Show us representative data,
and an actual timing,
and then describe what kind of revised timing would be acceptable.
It's not clear that you can beat timsort,
though certainly the lambda overhead will be significant.
If you need faster still, strip out the irrelevant value
attribute:
indices = [d['index']
for d in array]
indices.sort()
Several elapsed times matter:
- time to create list
- time to sort list
- time to use sorted list
As stated, your question is underspecified,
since it does not constrain (1.) or (3.),
and we all know there are lies, damn lies, and micro benchmarks.
The initial (semi-sorted) order,
the distribution of values,
and the access pattern against the sorted list all matter
for the final elapsed time.
Some problems need only a subset of the full python3 semantics,
and are amenable to numba optimization.
You haven't told us enough
to tell whether that's applicable to your business problem.
EDIT
Timsort on a modern platform can easily sort 4 million items per second
in the tuple form,
somewhat less than that if lambda
overhead is necessary.
You didn't post timing data.
You described a requirement to sort 700 K items per second
on unknown hardware,
and asserted that the posted code wasn't capable of that.
The posted code offered indices in sequential (sorted) order,
which seemed odd, but I reproduced that aspect for tuple sorting
in the code below.
Here is what I'm running, on a 2.9 GHz intel core i7 mac laptop:
#! /usr/bin/env python
from time import time
import random
def elapsed(fn):
def print_elapsed(*args, **kw):
t0 = time()
ret = fn(*args, **kw)
print(fn.__name__, '%.3f sec' % (time() - t0))
return ret
return print_elapsed
@elapsed
def get_values(k=2_000_000, base_val=42):
return [dict(index=random.randint(0, 3e6), value=i + base_val + i % 10)
for i in range(k)]
@elapsed
def get_tuples(dicts):
return [(d['index'], d['value'])
for d in dicts]
@elapsed
def get_indices(dicts):
return [d['index']
for d in dicts]
@elapsed
def sort_dicts(dicts):
dicts.sort(key=lambda x: x['index'])
@elapsed
def sort_values(x, reverse=False):
x.sort(reverse=reverse)
if __name__ == '__main__':
dicts = get_values()
sort_dicts(dicts)
tuples = get_tuples(dicts)
sort_values(tuples)
indices = get_indices(dicts)
sort_values(indices)
Output for 2 M items:
get_values 3.307 sec
sort_dicts 2.121 sec
get_tuples 1.355 sec
sort_values 0.414 sec
get_indices 0.715 sec
sort_values 0.329 sec
Reducing the problem size down to your stated 20 K items,
get_values 0.034 sec
sort_dicts 0.006 sec
get_tuples 0.005 sec
sort_values 0.001 sec
get_indices 0.002 sec
sort_values 0.001 sec
or even for ten times larger 200 K items which encounters cache misses:
get_values 0.325 sec
sort_dicts 0.105 sec
get_tuples 0.111 sec
sort_values 0.027 sec
get_indices 0.064 sec
sort_values 0.021 sec
it is hard to see how you could be encountering the slowness you describe.

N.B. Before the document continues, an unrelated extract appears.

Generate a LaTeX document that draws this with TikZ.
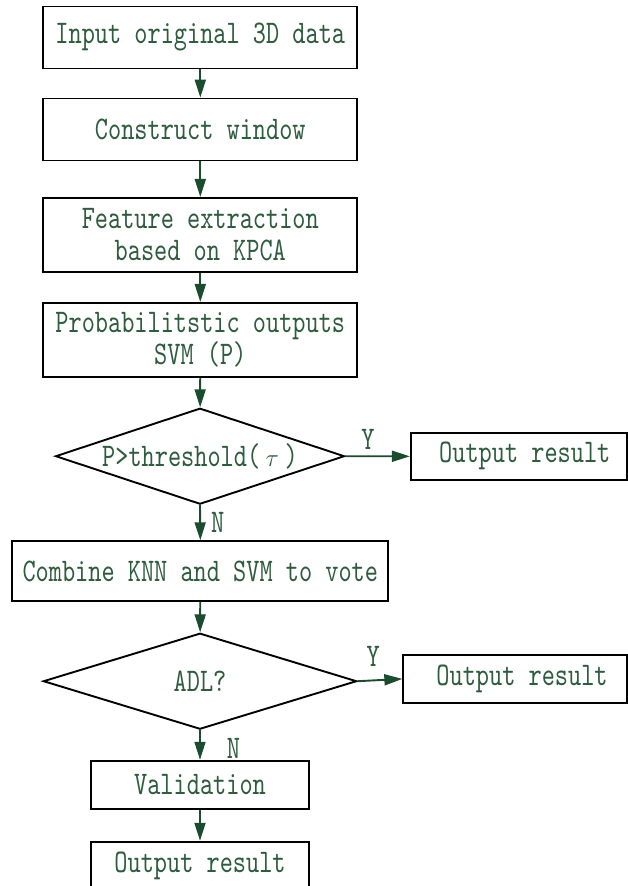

There must be some unseen aspect to the problem:
you are running on a slow clock rate CPU,
or at some level the target host's cache is small,
or DRAM is slow,
or there is another aspect to the data you're sorting that you have not yet revealed to us.
The "populated with lists" part of your question is not apparent in the code you posted.
You have not yet addressed whether techniques like cython or numba
are relevant to your business problem.
Maybe you do have a "slow sorting" technical issue,
but what you have shared with us does not yet offer evidence of that.